Given data |
════════
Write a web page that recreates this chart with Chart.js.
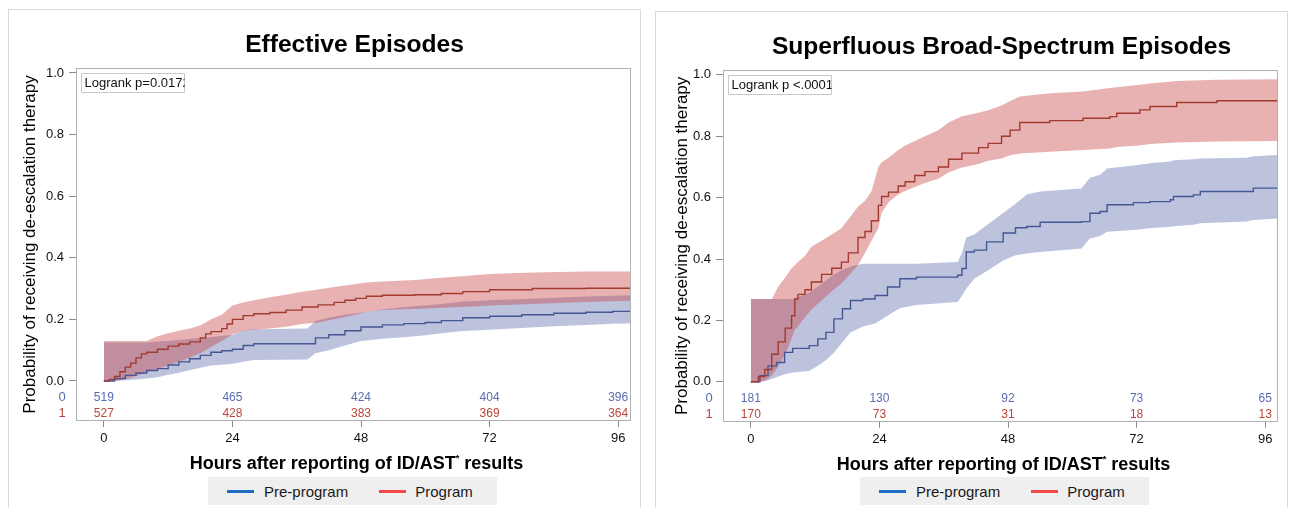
<!DOCTYPE html>
<html>
<head>
<meta charset="utf-8">
<script src="https://cdn.jsdelivr.net/npm/chart.js@4.4.1/dist/chart.umd.min.js"></script>
<style>
  body { margin: 0; width: 1290px; height: 508px; overflow: hidden; position: relative; background: #fff; font-family: "Liberation Sans", Arial, sans-serif; }
  .panel { position: absolute; border: 1px solid #d9d9d9; width: 631px; height: 520px; background: #fff; }
  #panelA { left: 8px; top: 9px; }
  #panelB { left: 655px; top: 11px; }
  .panel canvas { position: absolute; left: 0; top: 0; }
  .legend { position: absolute; top: 477px; width: 289px; height: 28px; background: #efefef; display: flex; align-items: center; font-size: 15px; color: #1a1a1a; }
  .sw { display: inline-block; width: 27px; height: 3px; }
</style>
</head>
<body>
<div class="panel" id="panelA"><canvas id="chartA" width="631" height="467"></canvas></div>
<div class="panel" id="panelB"><canvas id="chartB" width="631" height="465"></canvas></div>

<div class="legend" style="left:208px">
  <span class="sw" style="margin-left:19px;background:#1f6bc5"></span>
  <span style="margin-left:10px">Pre-program</span>
  <span class="sw" style="margin-left:31px;background:#f44848"></span>
  <span style="margin-left:9px">Program</span>
</div>
<div class="legend" style="left:860px">
  <span class="sw" style="margin-left:19px;background:#1f6bc5"></span>
  <span style="margin-left:10px">Pre-program</span>
  <span class="sw" style="margin-left:31px;background:#f44848"></span>
  <span style="margin-left:9px">Program</span>
</div>

<script>
// axis ticks
const xTicks = [0, 24, 48, 72, 96];
const yTicks = [0, 0.2, 0.4, 0.6, 0.8, 1.0];

// Effective episodes - pre-program (0)
const effPreT   = [0, 2, 4, 6, 8, 10, 12, 14, 16, 18, 20, 22, 24, 26, 28, 38, 39.5, 42, 45, 48, 52, 56, 60, 63, 67, 72, 78, 84, 90, 95, 98.4];
const effPreEst = [0, .008, .018, .026, .034, .04, .052, .062, .072, .083, .093, .098, .103, .115, .121, .121, .14, .15, .163, .175, .182, .186, .19, .196, .205, .21, .215, .22, .223, .226, .226];
const effPreLo  = [0, 0, .002, .005, .008, .012, .02, .027, .035, .043, .05, .053, .056, .062, .068, .07, .09, .1, .115, .13, .137, .142, .148, .155, .162, .166, .172, .178, .182, .186, .187];
const effPreHi  = [.125, .125, .125, .125, .125, .128, .13, .133, .136, .14, .143, .146, .15, .163, .168, .17, .195, .205, .215, .222, .232, .24, .245, .25, .258, .262, .266, .27, .274, .277, .278];

// Effective episodes - program (1)
const effProgT   = [0, 1, 2, 3, 4, 5, 6, 7, 8, 10, 12, 14, 16, 18, 19, 20, 22, 23, 24, 26, 28, 31, 34, 37, 40, 43, 45, 47, 49, 52, 58, 63, 67, 72, 80, 90, 98.4];
const effProgEst = [0, .005, .015, .03, .045, .058, .075, .088, .093, .103, .113, .12, .127, .14, .153, .16, .17, .185, .2, .212, .218, .222, .23, .24, .247, .255, .262, .268, .275, .278, .28, .284, .29, .296, .3, .301, .301];
const effProgLo  = [0, 0, 0, .002, .006, .01, .016, .022, .028, .04, .05, .062, .075, .09, .1, .11, .13, .14, .152, .162, .166, .17, .176, .185, .19, .2, .208, .215, .225, .23, .234, .238, .24, .245, .25, .256, .26];
const effProgHi  = [.13, .13, .13, .13, .13, .13, .13, .13, .13, .145, .155, .163, .17, .18, .19, .2, .215, .23, .245, .255, .262, .272, .28, .29, .297, .305, .31, .315, .32, .323, .328, .335, .34, .347, .352, .355, .355];

// Superfluous broad-spectrum episodes - pre-program (0)
const supPreT   = [0, 1.7, 3.2, 4.8, 6.3, 7.8, 10.9, 12.5, 14, 15.5, 17.1, 18.6, 20.9, 23.2, 25.5, 27.8, 30.9, 38.6, 39.4, 40.2, 41.7, 44, 47.1, 49.4, 51.5, 54, 61.7, 63.3, 65.2, 66.5, 71.4, 74.5, 78.3, 78.9, 82.6, 83.9, 92.6, 93.8, 98.4];
const supPreEst = [0, .02, .052, .063, .096, .109, .118, .14, .161, .205, .238, .265, .27, .281, .309, .336, .341, .347, .369, .423, .429, .456, .485, .502, .506, .52, .522, .549, .555, .577, .584, .587, .593, .604, .609, .62, .62, .631, .636];
const supPreLo  = [0, 0, .005, .015, .025, .03, .035, .052, .07, .095, .129, .161, .18, .19, .215, .24, .25, .26, .28, .303, .336, .36, .395, .412, .418, .423, .434, .467, .475, .489, .495, .5, .505, .507, .512, .517, .522, .527, .532];
const supPreHi  = [.27, .27, .27, .27, .27, .27, .29, .31, .33, .35, .365, .375, .385, .385, .385, .385, .385, .39, .42, .47, .48, .51, .55, .58, .61, .62, .63, .665, .675, .695, .705, .712, .718, .722, .725, .728, .73, .735, .739];

// Superfluous broad-spectrum episodes - program (1)
const supProgT   = [0, 1.4, 2.6, 3.9, 5.1, 6.4, 7.6, 8.2, 8.8, 10.1, 11.3, 13.2, 15.1, 16.9, 18.2, 20, 21.3, 22.5, 23.8, 24.4, 25.7, 27.5, 28.8, 30.6, 32.5, 35, 36.9, 39.4, 42.5, 44.3, 46.8, 48.4, 50.2, 55.8, 62, 67, 68.3, 72.6, 74.5, 79.5, 87, 98.4];
const supProgEst = [0, .017, .04, .09, .13, .175, .215, .27, .285, .3, .325, .35, .37, .39, .42, .47, .49, .525, .575, .604, .618, .638, .652, .672, .685, .7, .725, .745, .763, .777, .8, .82, .845, .851, .859, .864, .875, .886, .897, .91, .916, .918];
const supProgLo  = [0, 0, .003, .02, .05, .09, .14, .17, .18, .21, .235, .265, .295, .32, .345, .38, .42, .46, .5, .55, .585, .61, .622, .635, .648, .662, .682, .698, .71, .72, .728, .738, .744, .75, .755, .76, .765, .77, .775, .78, .783, .785];
const supProgHi  = [.27, .27, .27, .27, .31, .34, .37, .38, .39, .41, .44, .46, .48, .5, .53, .57, .59, .62, .7, .715, .73, .755, .77, .785, .8, .82, .845, .865, .877, .885, .9, .915, .93, .94, .946, .957, .96, .968, .972, .98, .984, .986];

// numbers at risk at 0, 24, 48, 72, 96 h
const effRiskPre  = [519, 465, 424, 404, 396];
const effRiskProg = [527, 428, 383, 369, 364];
const supRiskPre  = [181, 130, 92, 73, 65];
const supRiskProg = [170, 73, 31, 18, 13];

const BLUE = '#445694', RED = '#a23a2e';
const BLUE_BAND = 'rgba(66,84,158,0.35)', RED_BAND = 'rgba(198,62,62,0.40)';
const FONT = '"Liberation Sans", Arial, sans-serif';

const pts = (t, v) => t.map((x, i) => ({ x: x, y: v[i] }));

function curve(t, v, color) {
  return { data: pts(t, v), borderColor: color, borderWidth: 1.4, stepped: true, pointRadius: 0, fill: false };
}
function bandEdge(t, v, color, fill) {
  return { data: pts(t, v), borderColor: 'rgba(0,0,0,0)', borderWidth: 0, stepped: false, tension: 0, pointRadius: 0,
           backgroundColor: color, fill: fill };
}

// titles, frame, logrank box and at-risk table
const kmExtras = {
  id: 'kmExtras',
  afterDraw(chart, args, opts) {
    const { ctx, chartArea: a, scales: { x, y } } = chart;
    const cx = (a.left + a.right) / 2;
    ctx.save();

    ctx.strokeStyle = '#b2b2b2';
    ctx.lineWidth = 1;
    ctx.strokeRect(Math.round(a.left) + 0.5, Math.round(a.top) + 0.5, Math.round(a.right - a.left) - 1, Math.round(a.bottom - a.top) - 1);

    ctx.fillStyle = '#000';
    ctx.textAlign = 'center';
    ctx.textBaseline = 'alphabetic';
    ctx.font = 'bold 24.6px ' + FONT;
    ctx.fillText(opts.title, cx + 1, a.top - 16);

    // x axis title with a small raised asterisk
    const p1 = 'Hours after reporting of ID/AST', p2 = ' results';
    ctx.font = 'bold 18px ' + FONT;
    const w1 = ctx.measureText(p1).width, w2 = ctx.measureText(p2).width;
    ctx.font = 'bold 9px ' + FONT;
    const ws = ctx.measureText('*').width;
    let tx = cx + 3 - (w1 + ws + w2) / 2;
    const ty = a.bottom + 48;
    ctx.textAlign = 'left';
    ctx.font = 'bold 18px ' + FONT;
    ctx.fillText(p1, tx, ty);
    ctx.font = 'bold 9px ' + FONT;
    ctx.fillText('*', tx + w1, ty - 8);
    ctx.font = 'bold 18px ' + FONT;
    ctx.fillText(p2, tx + w1 + ws, ty);

    // logrank box (text clipped by the box, as in the original)
    const bx = Math.round(a.left) + 5.5, by = Math.round(a.top) + 5.5;
    ctx.beginPath();
    ctx.rect(bx, by, 103, 19);
    ctx.fillStyle = '#fff';
    ctx.fill();
    ctx.strokeStyle = '#c8c8c8';
    ctx.stroke();
    ctx.save();
    ctx.clip();
    ctx.fillStyle = '#111';
    ctx.font = '13px ' + FONT;
    ctx.textBaseline = 'middle';
    ctx.fillText(opts.logrank, bx + 3, by + 10);
    ctx.restore();

    // numbers at risk
    ctx.textAlign = 'center';
    ctx.textBaseline = 'middle';
    const rows = [[opts.riskPre, -0.055, '#5a6cb0'], [opts.riskProg, -0.107, '#b8463c']];
    rows.forEach(([vals, yv, col], r) => {
      const py = y.getPixelForValue(yv);
      ctx.fillStyle = col;
      ctx.font = '12px "Liberation Sans Narrow", "Liberation Sans", sans-serif';
      vals.forEach((n, i) => ctx.fillText(String(n), x.getPixelForValue(xTicks[i]), py));
      ctx.font = '13px ' + FONT;
      ctx.fillText(String(r), a.left - 14, py);
    });
    ctx.restore();
  }
};

function makeChart(id, title, logrank, pre, prog, riskPre, riskProg, bottomPad, yTitlePad) {
  new Chart(document.getElementById(id), {
    type: 'line',
    data: {
      datasets: [
        curve(prog[0], prog[1], RED),
        curve(pre[0], pre[1], BLUE),
        bandEdge(prog[0], prog[2], RED_BAND, false),
        bandEdge(prog[0], prog[3], RED_BAND, '-1'),
        bandEdge(pre[0], pre[2], BLUE_BAND, false),
        bandEdge(pre[0], pre[3], BLUE_BAND, '-1')
      ]
    },
    options: {
      responsive: false,
      animation: false,
      events: [],
      layout: { padding: { top: 58, right: 9, bottom: bottomPad, left: 0 } },
      plugins: {
        legend: { display: false },
        tooltip: { enabled: false },
        kmExtras: { title: title, logrank: logrank, riskPre: riskPre, riskProg: riskProg }
      },
      scales: {
        x: {
          type: 'linear',
          min: -5.2,
          max: 98.4,
          afterBuildTicks: (s) => { s.ticks = xTicks.map(v => ({ value: v })); },
          afterFit: (s) => { s.height = 30; },
          ticks: { color: '#111', font: { family: FONT, size: 13 }, padding: 4, maxRotation: 0 },
          grid: { drawOnChartArea: false, drawTicks: true, tickLength: 6, color: '#8a8a8a' },
          border: { display: false }
        },
        y: {
          type: 'linear',
          min: -0.13,
          max: 1.016,
          afterBuildTicks: (s) => { s.ticks = yTicks.map(v => ({ value: v })); },
          afterFit: (s) => { s.width = 67; },
          ticks: { color: '#111', font: { family: FONT, size: 13 }, padding: 5, callback: (v) => v.toFixed(1) },
          grid: { drawOnChartArea: false, drawTicks: true, tickLength: 7, color: '#8a8a8a' },
          border: { display: false },
          title: { display: true, text: 'Probability of receiving de-escalation therapy', color: '#000',
                   font: { family: FONT, size: 17 }, padding: { top: yTitlePad, bottom: 0 } }
        }
      }
    },
    plugins: [kmExtras]
  });
}

makeChart('chartA', 'Effective Episodes', 'Logrank p=0.0172',
  [effPreT, effPreEst, effPreLo, effPreHi], [effProgT, effProgEst, effProgLo, effProgHi],
  effRiskPre, effRiskProg, 26, 11);
makeChart('chartB', 'Superfluous Broad-Spectrum Episodes', 'Logrank p <.0001',
  [supPreT, supPreEst, supPreLo, supPreHi], [supProgT, supProgEst, supProgLo, supProgHi],
  supRiskPre, supRiskProg, 25.3, 16);
</script>
</body>
</html>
════════
The problem |
Please take the lines from the beginning of the data above through the line holding "const yTicks = [0, 0.2, 0.4, 0.6, 0.8, 1.0];" and transcribe them exactly, without any pictures.

Correct result |
Write a web page that recreates this chart with Chart.js.
<!DOCTYPE html>
<html>
<head>
<meta charset="utf-8">
<script src="https://cdn.jsdelivr.net/npm/chart.js@4.4.1/dist/chart.umd.min.js"></script>
<style>
  body { margin: 0; width: 1290px; height: 508px; overflow: hidden; position: relative; background: #fff; font-family: "Liberation Sans", Arial, sans-serif; }
  .panel { position: absolute; border: 1px solid #d9d9d9; width: 631px; height: 520px; background: #fff; }
  #panelA { left: 8px; top: 9px; }
  #panelB { left: 655px; top: 11px; }
  .panel canvas { position: absolute; left: 0; top: 0; }
  .legend { position: absolute; top: 477px; width: 289px; height: 28px; background: #efefef; display: flex; align-items: center; font-size: 15px; color: #1a1a1a; }
  .sw { display: inline-block; width: 27px; height: 3px; }
</style>
</head>
<body>
<div class="panel" id="panelA"><canvas id="chartA" width="631" height="467"></canvas></div>
<div class="panel" id="panelB"><canvas id="chartB" width="631" height="465"></canvas></div>

<div class="legend" style="left:208px">
  <span class="sw" style="margin-left:19px;background:#1f6bc5"></span>
  <span style="margin-left:10px">Pre-program</span>
  <span class="sw" style="margin-left:31px;background:#f44848"></span>
  <span style="margin-left:9px">Program</span>
</div>
<div class="legend" style="left:860px">
  <span class="sw" style="margin-left:19px;background:#1f6bc5"></span>
  <span style="margin-left:10px">Pre-program</span>
  <span class="sw" style="margin-left:31px;background:#f44848"></span>
  <span style="margin-left:9px">Program</span>
</div>

<script>
// axis ticks
const xTicks = [0, 24, 48, 72, 96];
const yTicks = [0, 0.2, 0.4, 0.6, 0.8, 1.0];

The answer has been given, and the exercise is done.